Na skutek polityki cenowej Orlenu import paliwa przestał opłacać się firmom sprowadzającym je z zagranicy. Ceny na polskich stacjach przyciągają także klientów zza granicy. Nic dziwnego, że niektóre stacje zaczynają racjonować paliwo.
Na dystrybutorach stacji Shell we Wrocławiu pojawiły się kartki z informacja o limitach tankowania: „W związku ze zwiększonym zapotrzebowaniem informujemy: jednorazowy limit tankowania poniższych paliw (Shell V-Power Diesel oraz Shell Fuelsave Diesel) wynosi 100 litrów. Przepraszamy za niedogodności”. Problem nie dotyczy tylko Wrocławia. Podobne komunikaty pojawiły się na stacjach Shell także w Warszawie.
Na stacjach zaczyna brakować paliwa
Racjonowanie paliwa na stacjach to efekt tzw. zrywek, czyli braków magazynowych”. Reglamentację wprowadzono pod koniec zeszłego tygodnia, ma potrwać do odwołania.

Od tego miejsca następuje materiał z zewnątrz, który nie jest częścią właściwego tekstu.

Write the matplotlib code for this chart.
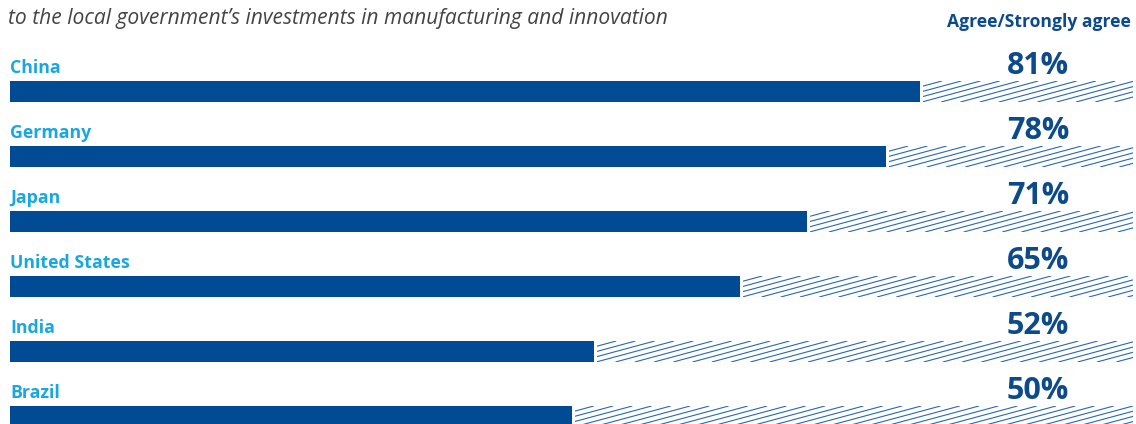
import numpy as np
import matplotlib.pyplot as plt
from matplotlib.patches import Rectangle

countries = ["China", "Germany", "Japan", "United States", "India", "Brazil"]
agree_pct = [81, 78, 71, 65, 52, 50]

subtitle = "to the local government\u2019s investments in manufacturing and innovation"
header = "Agree/Strongly agree"

BAR_BLUE = "#004B93"
TEXT_BLUE = "#0C4A8C"
LABEL_CYAN = "#1AA7E1"
HATCH_BLUE = "#2A68B0"

plt.rcParams["font.family"] = ["Open Sans", "DejaVu Sans"]

W, H = 1136, 424
fig = plt.figure(figsize=(W / 100, H / 100), dpi=100)
ax = fig.add_axes([0, 0, 1, 1])

# x in percent, y in pixel rows (top = 0)
left_px, full_px = 10, 1123
px_per_pct = full_px / 100
ax.set_xlim(-left_px / px_per_pct, (W - left_px) / px_per_pct)
ax.set_ylim(H, 0)
ax.axis("off")

first_top, step, bar_h = 81, 65, 21
gap = 3 / px_per_pct
slope = 0.27          # hatch rise per pixel run
line_gap = 5.2        # vertical spacing between hatch lines, px

for i, (name, v) in enumerate(zip(countries, agree_pct)):
    top = first_top + i * step
    ax.add_patch(Rectangle((0, top), v, bar_h, color=BAR_BLUE, lw=0))

    # hatched remainder up to 100%
    x0 = v + gap
    clip = Rectangle((x0, top), 100 - x0, bar_h, fill=False, lw=0)
    ax.add_patch(clip)
    run = bar_h / slope / px_per_pct
    shift = line_gap / slope / px_per_pct
    for xs in np.arange(x0 - run, 100 + shift, shift):
        ln, = ax.plot([xs, xs + run], [top + bar_h, top], color=HATCH_BLUE,
                      lw=0.8, solid_capstyle="butt")
        ln.set_clip_path(clip)

    ax.text(0, top - 8, name, color=LABEL_CYAN, fontsize=12.8, fontweight="bold",
            va="baseline", ha="left")
    ax.text((1069 - left_px) / px_per_pct, top - 7, f"{v}%", color=TEXT_BLUE,
            fontsize=22, fontweight="bold", va="baseline", ha="right")

ax.text(8 / px_per_pct - left_px / px_per_pct, 24, subtitle, color="#444444",
        fontsize=15.1, style="italic", va="baseline", ha="left")
ax.text((1131 - left_px) / px_per_pct, 27, header, color=TEXT_BLUE,
        fontsize=12.6, fontweight="bold", va="baseline", ha="right")

fig.savefig("out.png", dpi=100)
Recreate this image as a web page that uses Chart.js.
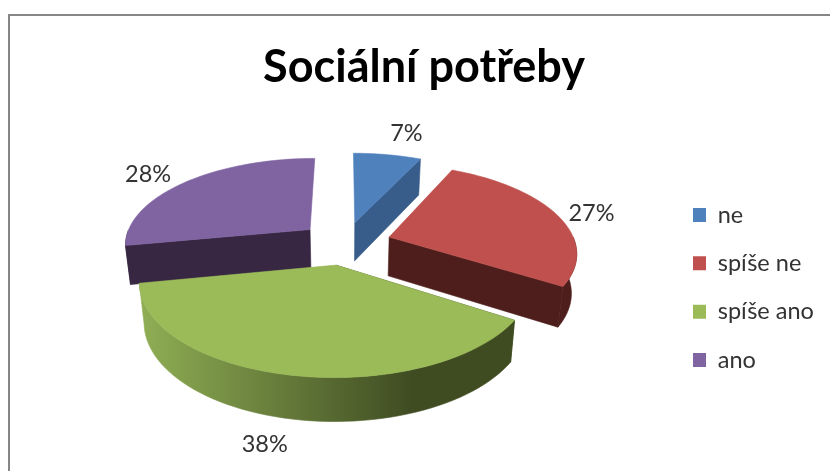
<!DOCTYPE html>
<html>
<head>
<meta charset="utf-8">
<title>Sociální potřeby</title>
<script src="https://cdn.jsdelivr.net/npm/chart.js@4"></script>
<style>
    html, body { margin: 0; padding: 0; background: #fff; }
    canvas { display: block; }
</style>
</head>
<body>
<canvas id="chart" width="830" height="471"></canvas>
<script>
const titleText = 'Sociální potřeby';
const categories = ['ne', 'spíše ne', 'spíše ano', 'ano'];
const percentages = [7, 27, 38, 28];

const topColors = ['#4f81bd', '#c0504d', '#9bbb59', '#8064a2'];
const wallColors = ['#385d8a', '#4d1e1b', null, '#372742'];
// order the slices are painted in, back to front
const paintOrder = [3, 0, 1, 2];
// moves the value labels away from the outer edge of the slice, in pixels
const labelNudges = [[19, -21], [35, -1], [-26, 69], [-38, -7]];

// Excel style 3D pie: the ground plane is seen in perspective
const view = { cx: 345, cy: 243, rx: 186, ry: 86.5, persp: 0.16, explode: 0.25 };

function project(theta, mid, r) {
    const u = Math.sin(theta) * r + Math.sin(mid) * view.explode;
    const v = -Math.cos(theta) * r - Math.cos(mid) * view.explode;
    const s = 1 / (1 - view.persp * v);
    return { x: view.cx + view.rx * u * s, y: view.cy + view.ry * v * s, s: s };
}

// same point on the underside of the slice
function lower(p) {
    return { x: view.cx + (p.x - view.cx) * 0.977, y: p.y + 19 + 20 * p.s };
}

function fillPath(ctx, pts, color) {
    ctx.beginPath();
    pts.forEach((p, i) => i ? ctx.lineTo(p.x, p.y) : ctx.moveTo(p.x, p.y));
    ctx.closePath();
    ctx.fillStyle = color;
    ctx.fill();
    // hides the hairline seam between neighbouring walls
    ctx.strokeStyle = color;
    ctx.lineWidth = 0.6;
    ctx.stroke();
}

const pie3d = {
    id: 'pie3d',
    afterLayout(chart) {
        chart.legend.left = 668.2;
        chart.legend.top += 52;
        chart.legend.bottom += 52;
    },
    beforeDraw(chart) {
        const ctx = chart.ctx;
        ctx.save();
        ctx.fillStyle = '#fff';
        ctx.fillRect(0, 0, chart.width, chart.height);
        ctx.strokeStyle = '#868686';
        ctx.lineWidth = 2;
        ctx.beginPath();
        ctx.moveTo(9, chart.height);
        ctx.lineTo(9, 15);
        ctx.lineTo(chart.width, 15);
        ctx.stroke();
        ctx.restore();
    },
    beforeDatasetsDraw(chart) {
        const ctx = chart.ctx;
        const arcs = chart.getDatasetMeta(0).data;
        ctx.save();
        paintOrder.forEach(i => {
            const arc = arcs[i];
            const start = arc.startAngle + Math.PI / 2;
            const end = arc.endAngle + Math.PI / 2;
            const mid = (start + end) / 2;
            const apex = project(0, mid, 0);
            const angles = [];
            for (let k = 0; k <= 60; k++) {
                angles.push(start + (end - start) * k / 60);
            }
            const rim = angles.map(a => project(a, mid, 1));

            let wall = wallColors[i];
            if (!wall) {
                wall = ctx.createLinearGradient(141, 0, 517, 0);
                wall.addColorStop(0, '#8fae54');
                wall.addColorStop(0.72, '#3f4c22');
                wall.addColorStop(1, '#3f4c22');
            }
            // only the walls that face the viewer
            if (start > Math.PI / 2) {
                fillPath(ctx, [apex, lower(apex), lower(rim[0]), rim[0]], wall);
            }
            if (end < Math.PI) {
                fillPath(ctx, [apex, lower(apex), lower(rim[60]), rim[60]], wall);
            }
            const front = rim.filter((p, k) => angles[k] >= Math.PI / 2 && angles[k] <= Math.PI * 1.5);
            if (front.length > 1) {
                fillPath(ctx, [...front, ...front.map(lower).reverse()], wall);
            }
            fillPath(ctx, [apex, ...rim], arc.options.backgroundColor);
        });

        ctx.fillStyle = '#333';
        ctx.font = '23.5px Lato';
        ctx.textAlign = 'center';
        ctx.textBaseline = 'middle';
        arcs.forEach((arc, i) => {
            const mid = (arc.startAngle + arc.endAngle) / 2 + Math.PI / 2;
            const p = project(mid, mid, 1);
            ctx.fillText(percentages[i] + '%', p.x + labelNudges[i][0], p.y + labelNudges[i][1]);
        });
        ctx.restore();
        return false;
    }
};

new Chart(document.getElementById('chart'), {
    type: 'pie',
    data: {
        labels: categories,
        datasets: [{
            data: percentages,
            backgroundColor: topColors,
            borderWidth: 0
        }]
    },
    options: {
        responsive: false,
        animation: false,
        layout: { padding: { left: 18 } },
        plugins: {
            title: {
                display: true,
                text: titleText,
                color: '#000',
                font: { family: 'Lato', size: 45, weight: 'bold' },
                padding: { top: 40, bottom: 10 }
            },
            legend: {
                position: 'right',
                labels: {
                    color: '#333',
                    font: { family: 'Lato', size: 23.5 },
                    boxWidth: 13,
                    boxHeight: 14,
                    padding: 24.8
                }
            },
            tooltip: { enabled: false }
        }
    },
    plugins: [pie3d]
});
</script>
</body>
</html>
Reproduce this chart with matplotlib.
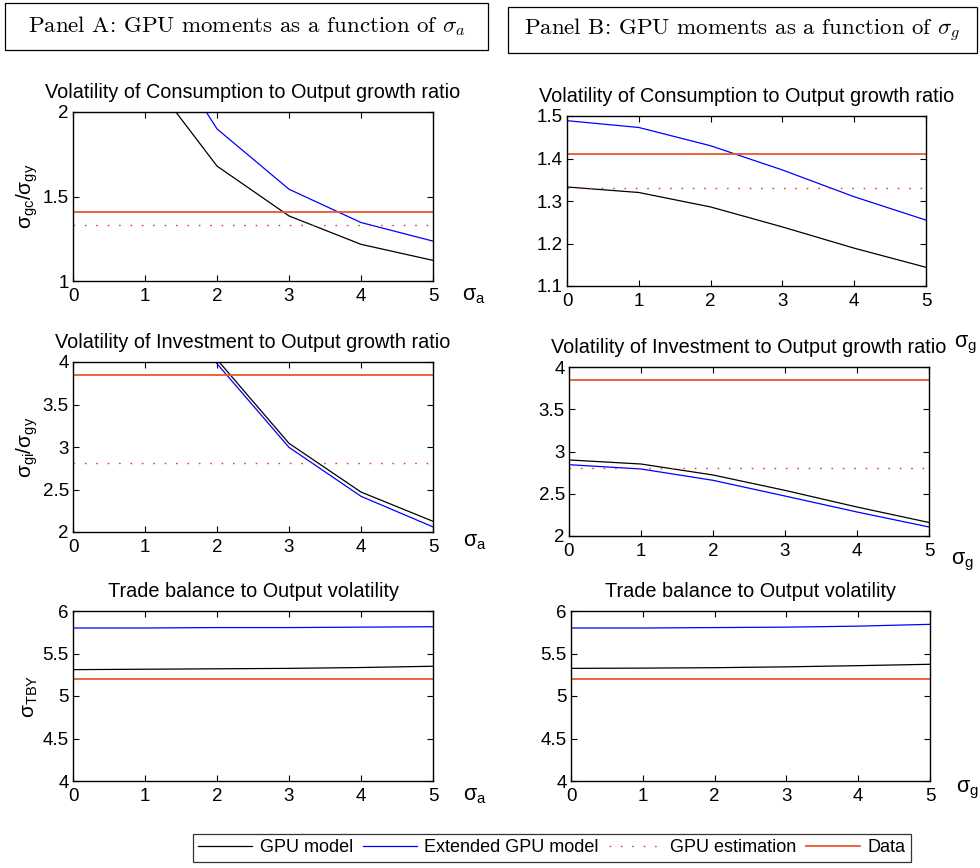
import matplotlib
matplotlib.use("Agg")
import matplotlib.pyplot as plt
from matplotlib.lines import Line2D
from matplotlib.patches import Rectangle
import numpy as np

plt.rcParams['font.family'] = ['Liberation Sans', 'DejaVu Sans']
plt.rcParams['mathtext.fontset'] = 'custom'
plt.rcParams['mathtext.rm'] = 'Liberation Sans'
plt.rcParams['mathtext.it'] = 'Liberation Sans:italic'
plt.rcParams['mathtext.bf'] = 'Liberation Sans:bold'

# ---------------- data ----------------
x = [0, 1, 2, 3, 4, 5]

# Panel A (function of sigma_a)
a_cons_gpu = [2.80, 2.24, 1.68, 1.385, 1.217, 1.122]
a_cons_ext = [3.25, 2.57, 1.90, 1.543, 1.346, 1.236]
a_inv_gpu = [6.60, 5.20, 4.03, 3.043, 2.470, 2.126]
a_inv_ext = [6.50, 5.10, 3.98, 2.996, 2.420, 2.060]
a_tby_gpu = [5.31, 5.315, 5.32, 5.325, 5.335, 5.35]
a_tby_ext = [5.80, 5.80, 5.805, 5.805, 5.81, 5.815]

# Panel B (function of sigma_g)
b_cons_gpu = [1.333, 1.320, 1.286, 1.239, 1.189, 1.144]
b_cons_ext = [1.489, 1.473, 1.430, 1.373, 1.310, 1.255]
b_inv_gpu = [2.90, 2.852, 2.722, 2.540, 2.343, 2.160]
b_inv_ext = [2.844, 2.793, 2.659, 2.473, 2.284, 2.107]
b_tby_gpu = [5.325, 5.328, 5.333, 5.343, 5.357, 5.373]
b_tby_ext = [5.80, 5.80, 5.805, 5.81, 5.822, 5.843]

# Data and estimation targets
data_cons, est_cons = 1.41, 1.33
data_inv, est_inv = 3.85, 2.81
data_tby = 5.2

titles = ["Volatility of Consumption to Output growth ratio",
          "Volatility of Investment to Output growth ratio",
          "Trade balance to Output volatility"]
ylabels = [r"$\mathregular{\sigma_{gc}/\sigma_{gy}}$",
           r"$\mathregular{\sigma_{gi}/\sigma_{gy}}$",
           r"$\mathregular{\sigma_{TBY}}$"]
legend_labels = ["GPU model", "Extended GPU model", "GPU estimation", "Data"]
panel_headers = [r"Panel A: GPU moments as a function of $\sigma_a$",
                 r"Panel B: GPU moments as a function of $\sigma_g$"]

# ---------------- figure ----------------
W, H = 980, 868
fig = plt.figure(figsize=(W / 100, H / 100), dpi=100)

C_GPU = 'black'
C_EXT = '#0000ff'
C_EST = '#e8402a'
C_DATA = '#e8582f'
EST_LS = (0, (1.2, 7))


def px_axes(left, top, right, bottom):
    return fig.add_axes([left / W, 1 - bottom / H, (right - left) / W, (bottom - top) / H])


def style(ax, ylim, yticks, ytl):
    ax.set_xlim(0, 5)
    ax.set_ylim(*ylim)
    ax.set_xticks(x)
    ax.set_yticks(yticks)
    ax.set_yticklabels(ytl)
    ax.tick_params(direction='in', top=True, right=True, labelsize=13.5, length=4, width=0.8)
    ax.tick_params(axis='x', pad=5)
    ax.tick_params(axis='y', pad=3)
    for s in ax.spines.values():
        s.set_linewidth(1.0)


def draw(ax, gpu, ext, data, est):
    ax.plot(x, gpu, color=C_GPU, lw=0.9)
    ax.plot(x, ext, color=C_EXT, lw=0.9)
    if est is not None:
        ax.axhline(est, color=C_EST, lw=1.0, linestyle=EST_LS)
    ax.axhline(data, color=C_DATA, lw=1.3)


rects_left = [(73, 112, 433, 281), (73, 362, 433, 532), (73, 611, 433, 781)]
rects_right = [(567, 116, 926, 286), (569, 367, 929, 536), (571, 611, 930, 781)]

left_series = [(a_cons_gpu, a_cons_ext, data_cons, est_cons),
               (a_inv_gpu, a_inv_ext, data_inv, est_inv),
               (a_tby_gpu, a_tby_ext, data_tby, None)]
right_series = [(b_cons_gpu, b_cons_ext, data_cons, est_cons),
                (b_inv_gpu, b_inv_ext, data_inv, est_inv),
                (b_tby_gpu, b_tby_ext, data_tby, None)]

left_lims = [((1, 2), [1, 1.5, 2], ["1", "1.5", "2"]),
             ((2, 4), [2, 2.5, 3, 3.5, 4], ["2", "2.5", "3", "3.5", "4"]),
             ((4, 6), [4, 4.5, 5, 5.5, 6], ["4", "4.5", "5", "5.5", "6"])]
right_lims = [((1.1, 1.5), [1.1, 1.2, 1.3, 1.4, 1.5], ["1.1", "1.2", "1.3", "1.4", "1.5"]),
              ((2, 4), [2, 2.5, 3, 3.5, 4], ["2", "2.5", "3", "3.5", "4"]),
              ((4, 6), [4, 4.5, 5, 5.5, 6], ["4", "4.5", "5", "5.5", "6"])]

for i in range(3):
    axl = px_axes(*rects_left[i])
    draw(axl, *left_series[i])
    style(axl, *left_lims[i])
    axl.set_title(titles[i], fontsize=14.3, pad=10)
    axl.set_ylabel(ylabels[i], fontsize=15, labelpad=2)

    axr = px_axes(*rects_right[i])
    draw(axr, *right_series[i])
    style(axr, *right_lims[i])
    axr.set_title(titles[i], fontsize=14.3, pad=10)

# x labels placed as in the reference
xlab_a = r"$\mathregular{\sigma_a}$"
xlab_g = r"$\mathregular{\sigma_g}$"
for (px, py, s) in [(474, 295, xlab_a), (475, 542, xlab_a), (475, 795, xlab_a),
                    (965, 345, xlab_g), (962, 562, xlab_g), (967, 790, xlab_g)]:
    fig.text(px / W, 1 - py / H, s, fontsize=15.5, ha='center', va='center')

# panel headers with boxes
for (l, t, r, b), txt in zip([(5, 3, 488, 50), (508, 7, 977, 53)], panel_headers):
    fig.patches.append(Rectangle((l / W, 1 - b / H), (r - l) / W, (b - t) / H,
                                 transform=fig.transFigure, fill=False, ec='black', lw=0.9))
    fig.text((l + r) / 2 / W, 1 - (t + b) / 2 / H, txt, fontsize=16.5, family='cmr10',
             math_fontfamily='cm', ha='center', va='center')

# legend
handles = [Line2D([], [], color=C_GPU, lw=0.9),
           Line2D([], [], color=C_EXT, lw=0.9),
           Line2D([], [], color=C_EST, lw=1.0, linestyle=EST_LS),
           Line2D([], [], color=C_DATA, lw=1.3)]
leg = fig.legend(handles, legend_labels, loc='center', bbox_to_anchor=(552 / W, 1 - 848 / H),
                 ncol=4, fontsize=13.0, frameon=True, fancybox=False, edgecolor='black',
                 handlelength=3.0, handletextpad=0.4, columnspacing=0.55, borderpad=0.3,
                 borderaxespad=0)
leg.get_frame().set_linewidth(0.9)

fig.savefig("out.png", dpi=100)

Na początku września portal money.pl pisał o dużych problemach z zakupem hurtowym paliwa, a Orlen bardzo mocno ograniczył sprzedaż. Orlen zaprzeczał, ale portal dotarł do kilku firm, które też twierdziły, że maja kłopoty z kupieniem paliwa od Orlenu. Tymczasem analitycy wskazują, że jest aż tak źle, że płocki koncern wykorzystuje strategiczne rezerwy paliwa. Te rezerwy powinny służyć jako zabezpieczenie dla krajowej gospodarki w razie kryzysu.